Sundance Institute Documentary Film Program director Tabitha Jackson speaks at the Skoll World Forum.
Wendy Levy
The Skoll World Forum happens in Oxford every April; it is a gathering of over 1,000 social entrepreneurs who are leading organizations that are changing the world, at tremendous scale. From global health to child trafficking, literacy to poverty, climate change to global corruption — the commitment, vision and passion of this community is breathtaking.
Every year I meet someone who just picked up her Nobel Prize, or just had lunch with the Dalai Lama, or just helped lead the movement that created 1,000 new health centers in India and is now headed to Africa to do the very same thing. Tireless. Driven. Committed. And they love to drink, dance, and talk for hours into the night. The Sundance Institute team felt at home right away.

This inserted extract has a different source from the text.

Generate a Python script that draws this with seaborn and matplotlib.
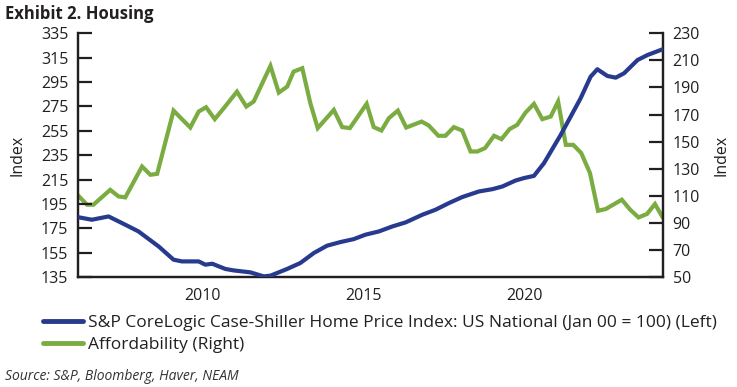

The Stories of Change team at the 2015 Skoll World Forum included Sundance Institute staff Tabitha Jackson, Richard Ray Perez, Hanul Bahm, Anne Lai and Kamal Sinclair—along with filmmakers Dawn Porter, Anjali Nayar, Nicole Newnham, and Corie Shepherd Stern, with help from Paco de Onis and Pamela Yates. And me, senior consultant to the Documentary Film Program. We showed films, led workshops, held panels, convened networking sessions, held one-on-one meetings, hosted dinners, and spread story love over as many change-makers as possible.
In the photo below, you see Richard Ray Perez (left) moderating a panel at the New Theater after a screening of Disruption, a Pamela Yates (middle) and Paco de Onis (right) film about a band of “activist economists” that is shifting the paradigm in Latin America and around the world. The film asks, “Can cash transfers to poor women along with new technology bring people out of poverty? Can 20 million women upend a continent?” It was a perfect film for the Skoll audience—the subject, Yves Moury of Fundacion Capital, is a Skoll Foundation awardee. This screening was one of many provocative story-driven conversations that the Sundance team helped ignite in Oxford that week.
The Story of Change: Revolution Begins in the Imagination
No one moderates a panel discussion like BRITDOC CEO Jess Search (with creative producing support from Beadie Finzie). They get panelists to divulge exquisitely personal information, share poems and quotes at exactly the right moment, and chart the course of a discussion so the whole room feels involved. At this panel, Carne Ross of Independent Diplomat and Charmian Gooch of Global Witness joined Sundance filmmakers Pamela Yates and Dawn Porter in a far-reaching conversation about speaking truth to power, the responsibility of leaders in a leaderless revolution, and the role of artists in liberation. It was tough for @twendywendy to keep up with the tweets; insight was everywhere. For more info, check out the Skoll page.
Optimist or pessimist? Carne Ross is 40% profound rage, Pam Yates congenital optimist – for all, change is possible #SkollWF @sundancelabs
— Wendy Levy (@twendywendy) April 16, 2015
culture has the power to shape politics and ordinary peope have the power to change the world #SkollWF @sundancelabs pic.twitter.com/D1kjqibq28
— Wendy Levy (@twendywendy) April 16, 2015
“Respect strength, never power..” (A Roy) Film takes what you think you know and turns it on its head @dawnporterm #skollWF @sundancelabs
— Wendy Levy (@twendywendy) April 16, 2015
Changing the Stories, Changing the World
In addition to screenings and panels, the Sundance posse led two workshops that brought storytelling into the center of the Forum. Our first 6-hour Story Workshop featured one-on-one round robin meetings with Skoll social entrepreneurs who are leading global organizations achieving change at scale — in areas like public health, environmental sustainability, human rights, poverty, etc.
We created a responsive format where Sundance storytellers helped tease out the participating organization’s most compelling stories — sharing strategies for finding and telling diverse narratives, collaborating with communities, and embedding a storytelling practice in their work. The room buzzed for the full 6 hours. We met resistance. We discovered new voices. We fell in love a little bit.
A little later in our week in Oxford, we also led a Networking Session that brought leaders together to deepen their connections through personal storytelling. Tabitha shared examples of some powerful first-person narratives and the 100 people in the room broke into story circles and everyone shared a 3-minute story about why they do the work they do.
There was high drama, passion and tears, fears of failure, tales of soul-searching, escape from conflict zones – the emotional gamut. At the end of the session, the most memorable stories from each group were shared on stage via their first lines only – a closing poem representing the honesty and authenticity of the connections made and friendships forged. We turned that room from a staid lecture hall into an international gabfest. Serious kumbaya moments in the most unexpected places.
But our goal was even deeper than kumbaya. If we could use what skills we brought to the Forum to help the Skoll community tap their creative imagination to find the solutions they seek for the good of our collective humanity, then we are on the right, and righteous, track. Beyond articles, blogs, movies, books, photographs, beats, rhymes and all the rest, we brought our belief in the power of story as a force for change and gave it as a gift and an invitation to all who came to listen.